Secondo i confederali le attività suddette vanno sottoposte a rigorosa verifica, così come vanno “individuate e punite le forme elusive, come il cambio dei codici Ateco, a cui si può fare ricorso”.

Naturalmente Cgil Cisl e Uil attaccano anche le associazioni datoriali, e in particolare Confindustria per aver – secondo loro, incoraggiato tali richieste che sarebbero ispirate ” a logiche produttivistiche di bassa lega, senza considerare anche gli effetti di concorrenza sleale nei confronti di altre realtà.”  Per i sindacati la salute viene prima di tutto. Ma questo vale anche per Confindustria, che proprio due giorni fa aveva ribadito la necessità di andare avanti nel lavoro.
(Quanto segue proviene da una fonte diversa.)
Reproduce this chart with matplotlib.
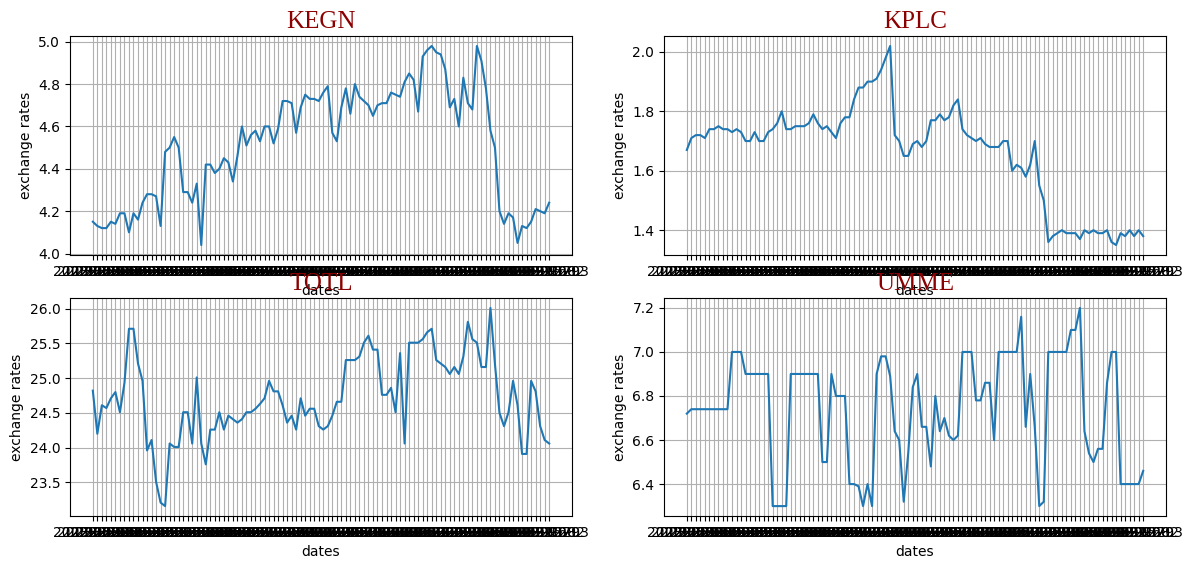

Con il Comitato Piccola Industria che aveva sottolineato il rischio , in caso di sospensione totale di “un disfacimento del tessuto produttivo”, di disoccupazione e di forti tensioni sociali.

Chi ha ragione ? Ognuno ovviamente fa la sua parte, con le organizzazioni dei lavoratori che hanno messo la tutela della salute dei dipendenti al primo posto e le associazioni datoriali che spingono per una continuità operativa che eviti la flessione dei ricavi e l’ampliamento di una crisi economica già peraltro molto avanzata, in diversi comparti e distretti marchigiani. Tutti crediamo, si augurano un’uscita rapida dall’ennesima emergenza per il territorio, questa volta sanitaria. Ma questo dipende dalle scelte politiche locali e nazionali.